Title: White Trash: The 400 year untold history of class in America
Author: Nancy Isenburg
Date Completed: 8 August 2016
“Waste people,” “offals,” “rubbish,” “lazy lubbers,” "crackers," or just plain ol' "white trash." --Isenburg surveyed political rhetoric, popular literature, newspapers, public policies, scientific theories, and much more from colonial days to the present about the underclass of (white) American society. From Great Britain sending their lubbers to the colonies to the founding generations ranking humans like animal breeds and from American eugenic policies to Here Comes Honey Boo Boo, she covers a lot of ground in the 15 hour audiobook.
Having read DeForest's personal account of how he classified different groups of people of both races in Greenville post-Civil War in A Union Officer in the Reconstruction a few years ago, it was fascinating to learn how the various strata of society were viewed and discussed in a wider range of places and time periods.

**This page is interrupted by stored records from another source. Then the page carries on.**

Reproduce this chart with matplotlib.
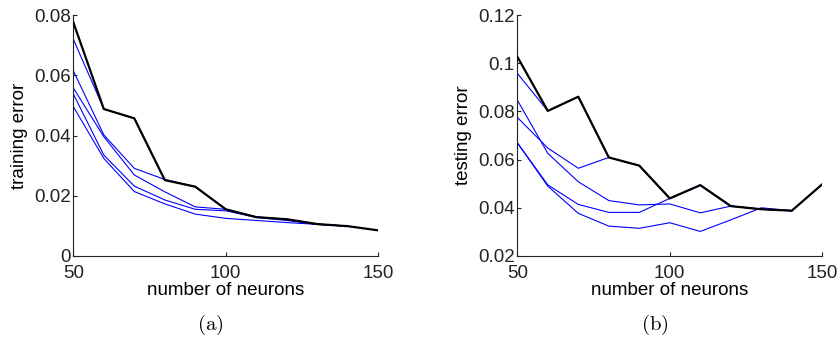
import matplotlib
matplotlib.use("Agg")
import matplotlib.pyplot as plt

plt.rcParams['font.family'] = ['Liberation Sans', 'DejaVu Sans']
plt.rcParams['mathtext.fontset'] = 'cm'

neurons = [50, 60, 70, 80, 90, 100, 110, 120, 130, 140, 150]
neurons_blue = neurons[:10]

# (a) training error
train_black = [0.0776, 0.0488, 0.0457, 0.0252, 0.0230, 0.0155, 0.0129, 0.0122, 0.0106, 0.0099, 0.0085]
train_blue = [
    [0.0720, 0.0488, 0.0457, 0.0252, 0.0230, 0.0155, 0.0129, 0.0122, 0.0106, 0.0099],
    [0.0615, 0.0402, 0.0291, 0.0254, 0.0230, 0.0155, 0.0129, 0.0122, 0.0106, 0.0099],
    [0.0558, 0.0396, 0.0269, 0.0213, 0.0163, 0.0155, 0.0130, 0.0121, 0.0105, 0.0099],
    [0.0538, 0.0335, 0.0232, 0.0186, 0.0155, 0.0150, 0.0128, 0.0118, 0.0105, 0.0099],
    [0.0496, 0.0324, 0.0214, 0.0173, 0.0139, 0.0125, 0.0118, 0.0111, 0.0105, 0.0099],
]

# (b) testing error
test_black = [0.1027, 0.0802, 0.0861, 0.0609, 0.0575, 0.0439, 0.0494, 0.0407, 0.0394, 0.0388, 0.0498]
test_blue = [
    [0.0958, 0.0802, 0.0861, 0.0609, 0.0575, 0.0439, 0.0494, 0.0407, 0.0394, 0.0388],
    [0.0775, 0.0648, 0.0564, 0.0609, 0.0575, 0.0439, 0.0494, 0.0407, 0.0394, 0.0388],
    [0.0847, 0.0626, 0.0508, 0.0430, 0.0412, 0.0416, 0.0379, 0.0407, 0.0394, 0.0388],
    [0.0670, 0.0495, 0.0414, 0.0381, 0.0381, 0.0439, 0.0494, 0.0407, 0.0394, 0.0388],
    [0.0670, 0.0490, 0.0377, 0.0324, 0.0315, 0.0338, 0.0302, 0.0350, 0.0400, 0.0388],
]

train_yticks = [0, 0.02, 0.04, 0.06, 0.08]
train_yticklabels = ['0', '0.02', '0.04', '0.06', '0.08']
test_yticks = [0.02, 0.04, 0.06, 0.08, 0.1, 0.12]
test_yticklabels = ['0.02', '0.04', '0.06', '0.08', '0.1', '0.12']
xticks = [50, 100, 150]

W, H = 840, 341
fig = plt.figure(figsize=(W / 100, H / 100), dpi=100)

def make_ax(x0, x1, y0, y1):
    return fig.add_axes([x0 / W, 1 - y1 / H, (x1 - x0) / W, (y1 - y0) / H])

ax1 = make_ax(73.3, 378.3, 15, 256)
ax2 = make_ax(517.3, 822.3, 15, 256)

FS = 13.5

def style(ax, black, blues, yticks, yticklabels, ylim, ylabel):
    for b in blues:
        ax.plot(neurons_blue, b, color=(0, 0, 1), lw=0.8, zorder=2)
    ax.plot(neurons, black, color='black', lw=1.6, zorder=3)
    ax.set_xlim(50, 150)
    ax.set_ylim(*ylim)
    ax.set_xticks(xticks)
    ax.set_xticklabels([str(t) for t in xticks])
    ax.set_yticks(yticks)
    ax.set_yticklabels(yticklabels)
    for s in ['top', 'right']:
        ax.spines[s].set_visible(False)
    for s in ['left', 'bottom']:
        ax.spines[s].set_linewidth(0.8)
        ax.spines[s].set_color('#222222')
    ax.tick_params(direction='in', length=3, width=0.8, labelsize=FS, pad=2, colors='#222222')
    ax.tick_params(axis='x', pad=6.5)
    ax.set_xlabel('number of neurons', fontsize=FS, labelpad=0)
    ax.set_ylabel(ylabel, fontsize=FS, labelpad=4)

style(ax1, train_black, train_blue, train_yticks, train_yticklabels, (0, 0.08), 'training error')
style(ax2, test_black, test_blue, test_yticks, test_yticklabels, (0.02, 0.12), 'testing error')

fig.text(210 / W, 1 - 325 / H, r'$\mathrm{(a)}$', ha='center', va='center', fontsize=15)
fig.text(655 / W, 1 - 325 / H, r'$\mathrm{(b)}$', ha='center', va='center', fontsize=15)

fig.savefig('out.png', dpi=100)
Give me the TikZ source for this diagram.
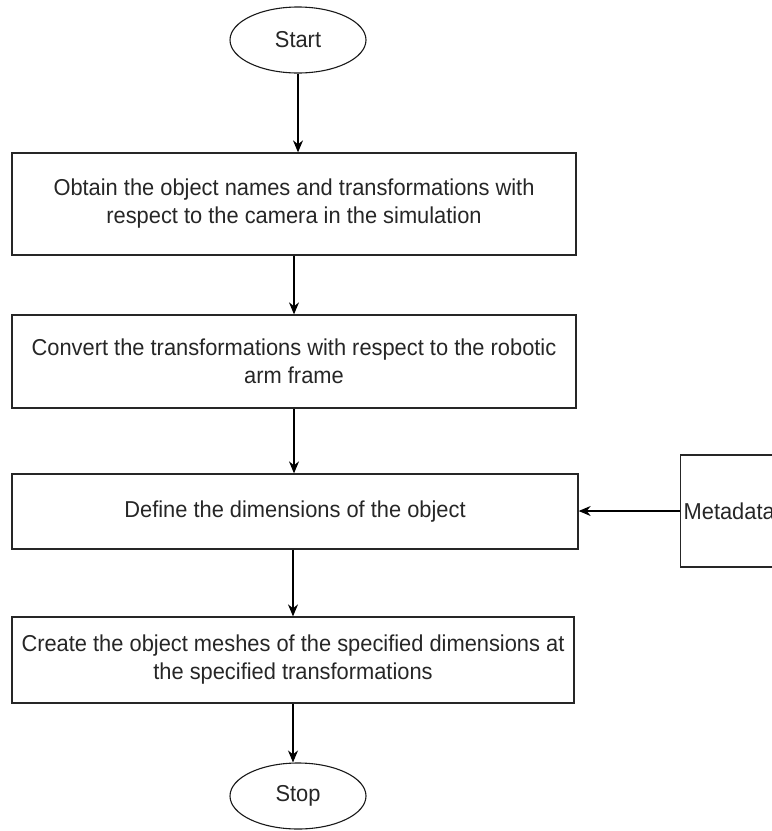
\documentclass[tikz,border=0pt]{standalone}
\usepackage{fontspec}
\setmainfont{Liberation Sans}[FakeStretch=0.95]
\usetikzlibrary{shapes.geometric,arrows.meta}

\begin{document}
\begin{tikzpicture}[x=1pt,y=-1pt,line cap=butt,line join=miter,>={Stealth[length=12pt,width=10pt]},
  every node/.style={inner sep=1pt,font=\fontsize{23}{28}\selectfont,text=black!85},
  stepbox/.style={draw=black!85,line width=1.3pt,rectangle,align=center},
  term/.style={draw=black!90,line width=1.1pt,ellipse,minimum width=136pt,minimum height=66pt}]
  \def\bw{564pt}
  \useasboundingbox (0,0) rectangle (772,831);
  \clip (0,0) rectangle (772,831);
  \node[term] (start) at (298,40) {Start};
  \node[stepbox,minimum width=\bw,minimum height=102pt] (obtain) at (294,204)
    {Obtain the object names and transformations with\\respect to the camera in the simulation};
  \node[stepbox,minimum width=\bw,minimum height=93pt] (convert) at (294,361.5)
    {Convert the transformations with respect to the robotic\\arm frame};
  \node[stepbox,minimum width=566pt,minimum height=75pt] (define) at (295,511.5)
    {Define the dimensions of the object};
  \node[stepbox,minimum width=562pt,minimum height=86pt] (create) at (293,660)
    {Create the object meshes of the specified dimensions at\\the specified transformations};
  \node[stepbox,anchor=west,inner xsep=3pt,minimum height=112pt] (meta) at (680,511) {Metadata};
  \node[term] (stop) at (298,796) {Stop};
  \draw[->,line width=1.2pt] (start) -- (start |- obtain.north);
  \draw[->,line width=1.2pt] (obtain.south) -- (convert.north);
  \draw[->,line width=1.2pt] (convert.south) -- (define.north -| convert.south);
  \draw[->,line width=1.2pt] (define.south -| create.north) -- (create.north);
  \draw[->,line width=1.2pt] (create.south) -- (stop.north -| create.south);
  \draw[->,line width=1.2pt] (meta) -- (meta -| define.east);
\end{tikzpicture}
\end{document}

I felt DeForest's book did much to explain the current relations and tensions in the modern South, and feel that Isenburg elaboration on the subject helps me view American history through another lens beyond just the "great men."
(P.S. Isenburg does touch on the intersectional issues of racial injustice for a variety of groups in American history, but her primary focus is on the underclass of white folk.)